The comedian was known for wearing all black while exploring his neuroses in frantic, stream-of-consciousness diatribes, leading to his nickname “The Prince of Pain.”

The actor revealed last year that he had been diagnosed with Parkinson’s disease. “Luckily, I got it late in life, and they say you progress very slowly if at all, and I’m on the right meds, so I’m cool,” he said at the time. “I’m finished with stand-up. I’m just focusing on writing and acting.”

FILE – Comedian Richard Lewis attends an NBA basketball game in Los Angeles on Dec. 25, 2012. (AP Photo/Alex Gallardo, File)

A regular performer in clubs and on late-night TV for decades, Lewis also played Marty Gold, the romantic co-lead opposite Jamie Lee Curtis, in the ABC series “Anything But Love” and the reliably neurotic Prince John in “Mel Brooks’ Robin Hood: Men In Tights.” He re-introduced himself to a new generation opposite Larry David in HBO’s “Curb Your Enthusiasm,” kvetching regularly.

“I’m paranoid about everything in my life. Even at home. On my stationary bike, I have a rear-view mirror, which I’m not thrilled about,” he once joked onstage. To Jimmy Kimmel he said: “This morning, I tried to go to bed. I couldn’t sleep. I counted sheep but I only had six of them and they all had hip replacements.”

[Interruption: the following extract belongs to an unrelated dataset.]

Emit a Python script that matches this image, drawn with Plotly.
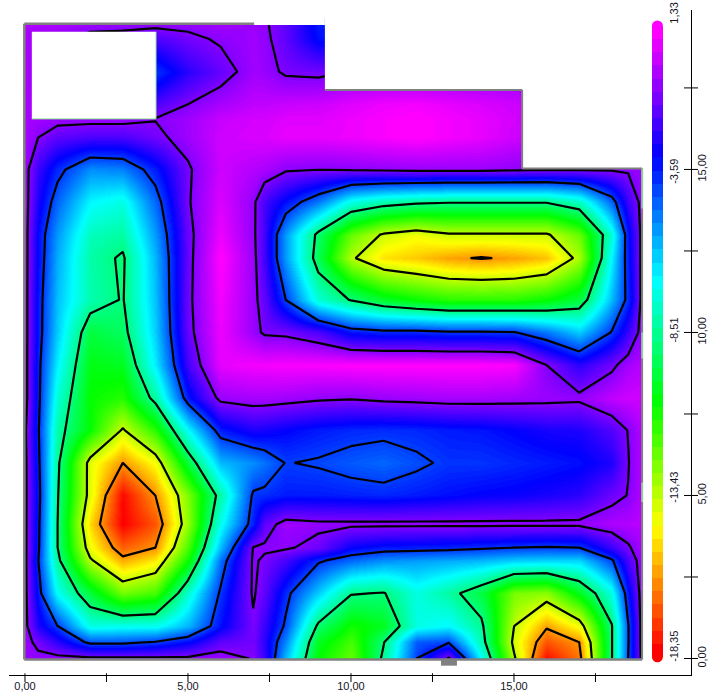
import colorsys
import plotly.graph_objects as go

# Field data, metres and level values
x_m = [0, 0.4, 1, 2, 3, 4, 5, 6, 7, 7.35, 8, 9, 10, 11, 12, 13, 14, 15, 16, 17, 18, 18.5, 18.93]
y_top_down = [19.43, 19, 18, 17, 16.55, 16, 15, 14, 13, 12.28, 11, 10, 9, 8, 7, 6, 5, 4.12, 3.4, 3, 2, 1, 0.5, 0]
z_top_down = [
 [0,0,-0.1,-0.3,-0.4,-0.4,-0.4,-0.2,-0.3,-0.5,-1.2,-3.0,-3.2,-3,-3,-3,-3,-3,-3,-3,-3,-3,-3],
 [0,-0.3,-0.3,-1.0,-1.0,-1.5,-0.9,-0.5,-0.2,-0.4,-1.2,-2.8,-3.0,-3,-3,-3,-3,-3,-3,-3,-3,-3,-3],
 [0,-0.6,-1,-1,-1,-3.4,-2.0,-1.1,-0.2,-0.3,-0.8,-0.9,-0.6,-0.5,-0.5,-0.5,-0.5,-0.5,-0.5,-0.5,-0.5,-0.5,-0.5],
 [0,-0.3,-0.3,-0.3,-0.3,-1.5,-0.64,-0.1,0.3,0.3,0.4,0.5,0.8,1.0,1.1,0.9,0.7,0.5,0.3,0.3,0.3,0.3,0.3],
 [-0.1,-0.2,-0.3,-0.3,-0.3,-0.6,-0.2,0.4,0.6,0.6,0.8,0.8,1.0,1.2,1.33,1.1,0.9,0.6,0.3,0.3,0.3,0.3,0.3],
 [-0.1,-0.6,-1.2,-1.5,-1.5,-0.9,-0.2,0.5,0.7,0.7,0.9,0.9,1.0,1.2,1.33,1.1,0.9,0.5,0.3,0.3,0.3,0.3,0.3],
 [-0.2,-1.8,-3.2,-4.8,-4.6,-3.0,-0.8,0.5,0.1,0.0,-0.5,-0.6,-0.5,-0.4,-0.3,-0.3,-0.3,-0.4,-0.5,-0.5,-0.5,-0.5,-0.2],
 [-0.1,-2.3,-4.2,-6.5,-7.0,-4.2,-0.75,0.7,-0.4,-1.6,-2.8,-4.5,-7.0,-7.8,-8.2,-8.4,-8.4,-8.4,-8.4,-7.5,-4.2,-1.7,-0.3],
 [-0.1,-2.8,-5.0,-7.6,-8.0,-5.0,-1.0,1.0,-0.4,-1.7,-5.0,-8.9,-12.0,-13.6,-14.2,-13.6,-13.6,-13.6,-13.6,-12.0,-7.2,-2.8,-0.3],
 [-0.1,-2.8,-5.3,-7.9,-8.7,-5.4,-1.0,1.33,-0.3,-1.7,-5.0,-9.2,-13.2,-14.8,-15.2,-15.8,-16.1,-15.8,-15.3,-13.0,-6.5,-2.9,-0.3],
 [-0.1,-3.0,-5.6,-7.8,-8.6,-5.6,-0.9,1.1,-0.3,-1.2,-3.6,-7.2,-8.6,-9.8,-10.5,-11,-11,-11,-10.5,-9.5,-5.5,-3.2,-0.3],
 [-0.1,-3.0,-5.8,-9.5,-9.0,-5.8,-1.0,1.0,-0.3,-0.8,-0.9,-1.5,-2.9,-3.2,-3.2,-3.4,-3.4,-3.5,-4.5,-5.8,-3.5,-1.8,-0.2],
 [-0.1,-3.2,-6.4,-10.2,-10.0,-6.3,-1.6,0.9,1.1,1.1,1.2,1.2,1.33,1.33,1.33,1.33,1.33,1.2,-0.64,-2.0,-0.9,-0.1,0.2],
 [-0.1,-3.2,-7.2,-10.5,-11.0,-8.0,-2.9,-0.3,-0.1,-0.1,-0.2,-0.4,-0.5,-0.3,-0.2,-0.1,-0.1,-0.2,-0.3,-0.4,0.3,0.5,0.5],
 [-0.4,-3.4,-7.9,-10.5,-13.6,-11,-6.5,-3.0,-2.2,-2.3,-2.6,-3.0,-3.2,-3.3,-3.2,-3.0,-2.9,-2.6,-2.3,-2.2,-1.4,-0.6,0.2],
 [-0.3,-3.2,-8.2,-14.0,-16.0,-14.3,-9.5,-5.5,-4.8,-4.4,-3.55,-3.7,-4.0,-4.2,-3.8,-3.4,-3.4,-3.2,-3.0,-2.8,-2.2,-0.7,0.2],
 [-0.3,-3.0,-8.4,-14.0,-18.2,-16.0,-12.3,-7.9,-3.4,-3.3,-3.0,-3.0,-3.1,-3.2,-3.0,-2.8,-2.6,-2.5,-2.3,-2.0,-1.0,-0.6,0.2],
 [-0.3,-3.2,-8.5,-15.0,-18.35,-17.0,-12.6,-6.8,-3.0,-1.2,-0.2,-0.4,-0.4,-0.4,-0.4,-0.4,-0.4,-0.4,-0.4,-0.4,0,0.1,0.2],
 [-0.3,-3.3,-8.5,-14.2,-16.8,-16.0,-11.5,-5.5,-0.6,-0.5,-0.5,-1.0,-2.6,-3.0,-3.1,-3.2,-3.4,-3.6,-3.7,-3.6,-1.8,-0.8,0.0],
 [-0.3,-3.5,-8.1,-13.2,-15.6,-14.6,-10.5,-4.3,-0.5,-0.8,-1.6,-3.4,-4.3,-4.9,-5.1,-5.3,-5.5,-5.9,-6.0,-6.0,-3.8,-1.5,-0.1],
 [-0.3,-3.0,-6.7,-9.6,-12.2,-11.5,-7.2,-3.4,-0.5,-1.2,-3.2,-5.8,-8.4,-8.6,-7.0,-8.0,-9.5,-12.3,-12.6,-10.0,-7.0,-2.8,-0.1],
 [-0.3,-2.2,-3.6,-7.0,-6.8,-6.8,-5.4,-2.8,-0.8,-1.8,-3.8,-8.8,-10.7,-10.0,-7.0,-6.5,-8.2,-13.4,-15.8,-14.2,-8.6,-3.7,-0.2],
 [-0.3,-0.9,-2.0,-3.9,-3.9,-3.5,-2.7,-1.2,-0.9,-2.0,-4.7,-10.0,-11.5,-8.6,-4.0,-3.7,-7.8,-13.8,-17.0,-16.0,-8.6,-3.7,-0.2],
 [-0.3,-0.4,-0.3,-0.4,-0.4,-0.4,-0.4,-0.2,-0.7,-1.8,-5.5,-10.5,-12.0,-8.2,-3.6,-0.45,-6.6,-13.2,-18.2,-16.5,-8.6,-3.6,-0.3],
]
contour_levels = [-0.64, -3.59, -8.51, -13.43, -16.0]
z_min, z_max = -18.35, 1.33

x_tick_vals = [0, 2.5, 5, 7.5, 10, 12.5, 15, 17.5]
x_tick_text = ["0,00", "", "5,00", "", "10,00", "", "15,00", ""]
y_tick_vals = [0, 2.5, 5, 7.5, 10, 12.5, 15, 17.5]
y_tick_text = ["0,00", "", "5,00", "", "10,00", "", "15,00", ""]
legend_labels = ["1,33", "-3,59", "-8,51", "-13,43", "-18,35"]
legend_label_y = [19.8, 14.95, 10.08, 5.26, 0.38]

y_m = y_top_down[::-1]
z = z_top_down[::-1]

FONT = "Liberation Sans"
TEXT = "#15151f"
FS = 11

def rainbow(n):
    out = []
    for i in range(n):
        r, g, b = colorsys.hsv_to_rgb((300 * i / (n - 1)) / 360, 1, 1)
        col = f"rgb({round(r*255)},{round(g*255)},{round(b*255)})"
        out += [[i / n, col], [(i + 1) / n, col]]
    return out

fig = go.Figure()
fig.add_trace(go.Heatmap(x=x_m, y=y_m, z=z, zmin=z_min, zmax=z_max, zsmooth="best",
                         colorscale=rainbow(160), hoverinfo="skip", showscale=False))
# legend strip: stepped scale, its own trace sits outside the visible range
fig.add_trace(go.Heatmap(
    x=[40, 41], y=[40], z=[[z_min, z_max]], zmin=z_min, zmax=z_max, colorscale=rainbow(48), hoverinfo="skip",
    colorbar=dict(x=0.9428, xanchor="left", xpad=0, y=0.5015, yanchor="middle", ypad=0,
                  thickness=11, thicknessmode="pixels", len=631, lenmode="pixels",
                  outlinewidth=0, ticks="", showticklabels=False),
))
for lv in contour_levels:
    fig.add_trace(go.Contour(
        x=x_m, y=y_m, z=z, autocontour=False, showscale=False, hoverinfo="skip",
        contours=dict(start=lv, end=lv, size=1, coloring="none"),
        line=dict(color="black", width=2.2, smoothing=0),
    ))

# legend caps
fig.add_trace(go.Scatter(x=[19.4, 19.4], y=[19.4, 0.05], mode="markers", hoverinfo="skip", showlegend=False,
                         marker=dict(size=11, color=["rgb(255,0,255)", "rgb(255,0,0)"]), cliponaxis=False))
# ticks crossing the axis lines
x0_axis = -0.506
x_right = 20.43
fig.add_trace(go.Scatter(x=x_tick_vals, y=[x0_axis] * len(x_tick_vals), mode="markers", hoverinfo="skip", showlegend=False,
                         cliponaxis=False, marker=dict(symbol="line-ns", size=10, line=dict(width=1, color="black"))))
fig.add_trace(go.Scatter(x=[x_right] * len(y_tick_vals), y=y_tick_vals, mode="markers", hoverinfo="skip", showlegend=False,
                         cliponaxis=False, marker=dict(symbol="line-ew", size=10, line=dict(width=1, color="black"))))

GRAY = "#808080"
GREEN = "#8fe08f"
def wall(x0, y0, x1, y1, color=GRAY, w=2):
    return dict(type="line", x0=x0, y0=y0, x1=x1, y1=y1, line=dict(color=color, width=w), layer="above")
def block(x0, y0, x1, y1, color="white"):
    return dict(type="rect", x0=x0, y0=y0, x1=x1, y1=y1, fillcolor=color, line=dict(width=0), layer="above")

shapes = [
    block(0.21, 16.55, 4.02, 19.22),
    block(9.2, 17.44, 19.2, 19.85),
    block(15.25, 15.03, 19.2, 17.5),
    block(-0.45, 19.43, 9.2, 19.85),
    block(-0.45, -0.45, -0.02, 19.85),
    block(-0.45, -0.45, 19.2, -0.02),
    block(18.93, -0.45, 19.2, 19.85),
    wall(-0.02, -0.03, -0.02, 19.47, GRAY, 2.5),
    wall(-0.02, 19.47, 7.03, 19.47, GRAY, 2.5),
    wall(-0.02, -0.03, 18.93, -0.03, GRAY, 2.5),
    wall(9.2, 17.44, 15.25, 17.44),
    wall(15.25, 17.44, 15.25, 15.03),
    wall(15.25, 15.03, 18.93, 15.03),
    wall(18.93, 15.03, 18.93, -0.03),
    wall(18.93, 15.03, 18.93, 13.8, GREEN, 1.5),
    wall(18.93, 10, 18.93, 9.2, GREEN, 1.5),
    wall(18.93, 5.4, 18.93, 4.8, GREEN, 1.5),
    wall(0.21, 16.55, 4.02, 16.55, GREEN, 1),
    wall(4.02, 16.55, 4.02, 19.22, GREEN, 1),
    block(12.76, -0.22, 13.25, -0.03, GRAY),
]

annotations = [
    dict(x=19.9, y=yy, xref="x", yref="y", text=t, showarrow=False, textangle=-90,
         font=dict(family=FONT, size=FS, color=TEXT))
    for t, yy in zip(legend_labels, legend_label_y)
] + [
    dict(x=20.0, y=-0.84, xref="x", yref="y", text="X [m]", showarrow=False, font=dict(family=FONT, size=FS, color=TEXT)),
    dict(x=20.74, y=19.65, xref="x", yref="y", text="Y [m]", showarrow=False, textangle=-90, font=dict(family=FONT, size=FS, color=TEXT)),
]

fig.update_layout(
    width=710, height=698, autosize=False, paper_bgcolor="white", plot_bgcolor="white",
    margin=dict(l=9, r=19, t=10, b=23, pad=0, autoexpand=False), showlegend=False,
    shapes=shapes, annotations=annotations,
    xaxis=dict(range=[-0.49, 20.43], showgrid=False, zeroline=False, showline=True, linecolor="black", linewidth=1,
               tickmode="array", tickvals=x_tick_vals, ticktext=x_tick_text, ticks="outside", ticklen=1,
               tickcolor="rgba(0,0,0,0)", tickangle=0, tickfont=dict(family=FONT, size=FS, color=TEXT)),
    yaxis=dict(range=[-0.506, 19.89], side="right", showgrid=False, zeroline=False, showline=True, linecolor="black", linewidth=1,
               tickmode="array", tickvals=y_tick_vals, ticktext=y_tick_text, ticks="outside", ticklen=1,
               tickcolor="rgba(0,0,0,0)", tickangle=-90, tickfont=dict(family=FONT, size=FS, color=TEXT)),
)
fig.write_html("out.html", config={"displayModeBar": False},
               post_script='document.body.style.margin="0";document.documentElement.style.overflow="hidden";')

Comedy Central named Lewis one of the top 50 stand-up comedians of all time and he earned a berth in GQ magazine’s list of the “20th Century’s Most Influential Humorists.” He lent his humor for charity causes, including Comic Relief and Comedy Gives Back.

“Watching his stand-up is like sitting in on a very funny and often dark therapy session,” the Los Angeles Times said in 2014. The Philadelphia’s City Paper called him “the Jimi Hendrix of monologists.” Mel Brooks once said he “may just be the Franz Kafka of modern-day comedy.”

The Associated Press contributed to this report.